Know” that I will disperse them, “you shall know” that I will ingather them;

Know” that I will pawn them, “you shall know” I will redeem them;

Know” that I will subjugate them under foreign rule, “you shall now” I will liberate them.

It would have been sufficient to mention just one of the three – “Know that I will subjugate them under foreign rule, you shall know I will release them,” which is the general term used anywhere discussing the exile and redemption of Israel!

The subjugation of the Jewish people to other nations is a punishment for sin and must eventually end – therefore “I will liberate them.”

The meaning of this Midrash is this: the words know and you shall know (ידוע and תדע) allude to the exile and redemption. Know — in the past tense — refers to the exile and you shall know – in the future tense — refers to the redemption. Scripture is telling us, through using the same verb to describe exile and redemption, that from exile alone redemption can be proven.

This is why it describes three aspects of exile and redemption: The very same three aspects of exile can be used to prove that redemption ought to eventually arrive!

“I will disperse them” – dispersion, as explained above, is unnatural to a unified entity such as the nation of Israel and anything unnatural is destined to return to its natural state and be united – therefore “I will ingather them.”

“I will pawn them” – pawning is placing an object owned by one person in another’s possession for a while. It is out of the ordinary for the Jewish people to reside not in their own land like a collateral – therefore “I will redeem them.”

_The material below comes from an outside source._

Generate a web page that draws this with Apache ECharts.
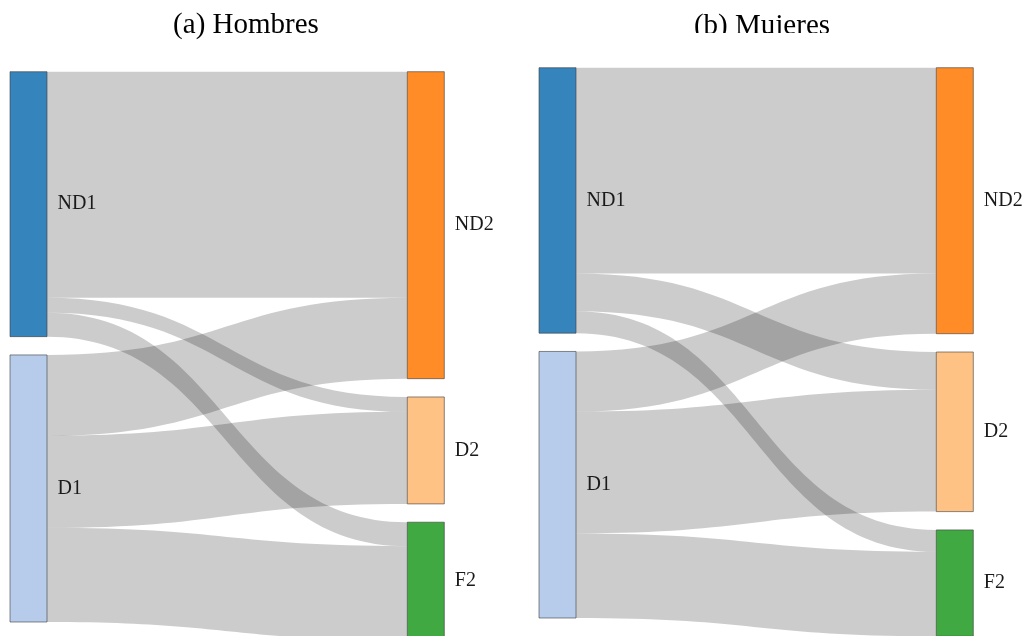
<!DOCTYPE html>
<html>
<head>
<meta charset="utf-8">
<script src="https://cdn.jsdelivr.net/npm/echarts@6/dist/echarts.min.js"></script>
<style>
  html, body { margin: 0; padding: 0; background: #ffffff; }
  #chart { width: 1030px; height: 636px; }
</style>
</head>
<body>
<div id="chart"></div>
<script>
// Transition flows between the first and the second observation (% of each group)
const nodeNames = ['ND1', 'D1', 'ND2', 'D2', 'F2'];
const nodeColors = [
  'rgba(31,119,180,0.9)',   // ND1
  'rgba(174,199,232,0.9)',  // D1
  'rgba(255,127,14,0.9)',   // ND2
  'rgba(255,187,120,0.9)',  // D2
  'rgba(44,160,44,0.9)'     // F2
];
const linkSources = ['ND1', 'ND1', 'ND1', 'D1', 'D1', 'D1'];
const linkTargets = ['ND2', 'D2', 'F2', 'ND2', 'D2', 'F2'];
const hombresValues = [42.5, 2.8, 4.5, 15.2, 17.3, 17.7];
const mujeresValues = [38.7, 7.1, 4.1, 11.3, 22.9, 15.9];
const panelTitles = ['(a) Hombres', '(b) Mujeres'];

const serif = '"Liberation Serif", "DejaVu Serif", serif';

function buildNodes() {
  return nodeNames.map(function (name, i) {
    return { name: name, itemStyle: { color: nodeColors[i] } };
  });
}

function buildLinks(values) {
  return values.map(function (v, i) {
    return { source: linkSources[i], target: linkTargets[i], value: v };
  });
}

function sankeySeries(values, box) {
  return {
    type: 'sankey',
    left: box.left,
    top: box.top,
    width: box.width,
    height: box.height,
    nodeWidth: 37,
    nodeGap: 18.3,
    layoutIterations: 0,
    draggable: false,
    emphasis: { disabled: true },
    data: buildNodes(),
    links: buildLinks(values),
    itemStyle: {
      borderColor: 'rgba(60,60,60,0.6)',
      borderWidth: 1
    },
    lineStyle: {
      color: '#000000',
      opacity: 0.2,
      curveness: 0.5
    },
    label: {
      show: true,
      position: 'right',
      distance: 10,
      color: '#1a1a1a',
      fontFamily: serif,
      fontSize: 20
    }
  };
}

const chart = echarts.init(document.getElementById('chart'), null, { renderer: 'canvas' });

const titleStyle = { fontFamily: serif, fontSize: 29, fontWeight: 'normal', color: '#000000' };

chart.setOption({
  backgroundColor: '#ffffff',
  animation: false,
  title: [
    { text: panelTitles[0], left: 241, top: 6, textAlign: 'center', textStyle: titleStyle },
    { text: panelTitles[1], left: 757, top: 7, textAlign: 'center', textStyle: titleStyle }
  ],
  // the second panel heading is cut just below its baseline
  graphic: [
    {
      type: 'rect',
      z: 100,
      shape: { x: 670, y: 33, width: 180, height: 14 },
      style: { fill: '#ffffff' }
    }
  ],
  series: [
    sankeySeries(hombresValues, { left: 10, top: 71.7, width: 434.3, height: 568.6 }),
    sankeySeries(mujeresValues, { left: 539, top: 67.7, width: 434.3, height: 568.6 })
  ]
});
</script>
</body>
</html>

“I will subjugate them” – subjugation of one nation to another is unnatural [4]. G-d, the arranger of all reality will never allow for something which isn’t orderly to happen unless it is temporary, because of sin. In such a case it isn’t a breach of the natural order because it will remain only temporary and not become natural order. The subjugation of the Jewish people to other nations is a punishment for sin and must eventually end – therefore “I will liberate them.”

 

[1] Pesachim 116a
[2] Avos 4:3
[3] Midrash Rabbah on Lech Lecha sec. 42
[4] See Gevuros Hashem ch. 35 in length.